Collected material |
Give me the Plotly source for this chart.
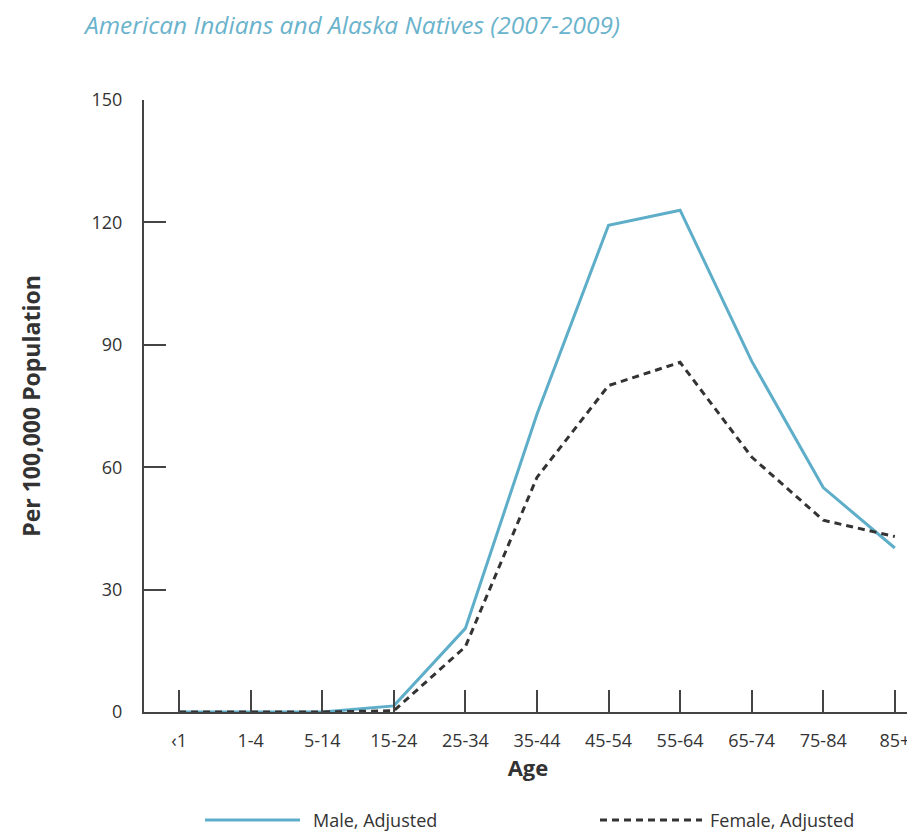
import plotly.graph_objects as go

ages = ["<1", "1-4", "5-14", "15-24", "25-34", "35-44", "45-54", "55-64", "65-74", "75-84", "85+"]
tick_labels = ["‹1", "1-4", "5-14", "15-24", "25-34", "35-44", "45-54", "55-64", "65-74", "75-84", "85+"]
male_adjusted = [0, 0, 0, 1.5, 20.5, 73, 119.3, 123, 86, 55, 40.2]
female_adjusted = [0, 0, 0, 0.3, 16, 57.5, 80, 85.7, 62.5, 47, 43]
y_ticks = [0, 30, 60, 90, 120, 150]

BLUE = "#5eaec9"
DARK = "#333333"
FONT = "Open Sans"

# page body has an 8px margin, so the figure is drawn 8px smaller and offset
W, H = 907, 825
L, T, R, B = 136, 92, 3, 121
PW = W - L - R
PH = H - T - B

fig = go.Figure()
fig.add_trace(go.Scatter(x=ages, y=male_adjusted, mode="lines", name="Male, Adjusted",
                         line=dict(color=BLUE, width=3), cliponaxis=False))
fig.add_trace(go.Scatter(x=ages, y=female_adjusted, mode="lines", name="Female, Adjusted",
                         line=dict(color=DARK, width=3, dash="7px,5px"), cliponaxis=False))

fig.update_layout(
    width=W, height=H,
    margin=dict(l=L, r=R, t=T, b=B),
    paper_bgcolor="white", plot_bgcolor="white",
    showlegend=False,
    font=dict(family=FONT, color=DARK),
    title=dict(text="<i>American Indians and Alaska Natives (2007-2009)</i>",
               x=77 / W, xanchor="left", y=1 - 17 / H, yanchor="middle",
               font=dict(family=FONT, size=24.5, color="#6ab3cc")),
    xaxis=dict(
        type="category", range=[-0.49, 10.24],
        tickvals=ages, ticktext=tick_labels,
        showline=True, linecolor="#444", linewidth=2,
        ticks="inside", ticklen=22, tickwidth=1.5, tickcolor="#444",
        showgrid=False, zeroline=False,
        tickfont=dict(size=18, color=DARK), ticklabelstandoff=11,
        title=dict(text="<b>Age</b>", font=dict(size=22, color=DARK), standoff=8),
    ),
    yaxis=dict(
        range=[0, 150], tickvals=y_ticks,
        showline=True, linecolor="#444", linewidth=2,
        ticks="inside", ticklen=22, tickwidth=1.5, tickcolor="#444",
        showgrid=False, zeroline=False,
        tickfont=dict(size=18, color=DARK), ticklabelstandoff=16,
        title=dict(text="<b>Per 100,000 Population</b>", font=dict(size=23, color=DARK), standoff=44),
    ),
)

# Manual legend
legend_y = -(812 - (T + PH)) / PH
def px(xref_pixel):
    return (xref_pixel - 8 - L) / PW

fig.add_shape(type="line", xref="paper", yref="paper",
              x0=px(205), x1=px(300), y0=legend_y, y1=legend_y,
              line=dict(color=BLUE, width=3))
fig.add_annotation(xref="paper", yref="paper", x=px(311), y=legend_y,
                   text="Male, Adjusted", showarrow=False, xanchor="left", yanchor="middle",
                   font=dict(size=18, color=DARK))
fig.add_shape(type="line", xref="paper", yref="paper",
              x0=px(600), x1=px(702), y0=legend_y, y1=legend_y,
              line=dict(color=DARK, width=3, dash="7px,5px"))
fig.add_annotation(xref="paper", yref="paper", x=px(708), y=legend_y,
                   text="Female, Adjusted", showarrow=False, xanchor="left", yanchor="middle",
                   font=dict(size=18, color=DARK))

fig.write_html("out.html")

The task | Give again exactly the lines running from the beginning of the material above through the line that contains "PH = H - T - B", and leave out every picture.

Output |
Give me the Plotly source for this chart.
import plotly.graph_objects as go

ages = ["<1", "1-4", "5-14", "15-24", "25-34", "35-44", "45-54", "55-64", "65-74", "75-84", "85+"]
tick_labels = ["‹1", "1-4", "5-14", "15-24", "25-34", "35-44", "45-54", "55-64", "65-74", "75-84", "85+"]
male_adjusted = [0, 0, 0, 1.5, 20.5, 73, 119.3, 123, 86, 55, 40.2]
female_adjusted = [0, 0, 0, 0.3, 16, 57.5, 80, 85.7, 62.5, 47, 43]
y_ticks = [0, 30, 60, 90, 120, 150]

BLUE = "#5eaec9"
DARK = "#333333"
FONT = "Open Sans"

# page body has an 8px margin, so the figure is drawn 8px smaller and offset
W, H = 907, 825
L, T, R, B = 136, 92, 3, 121
PW = W - L - R
PH = H - T - B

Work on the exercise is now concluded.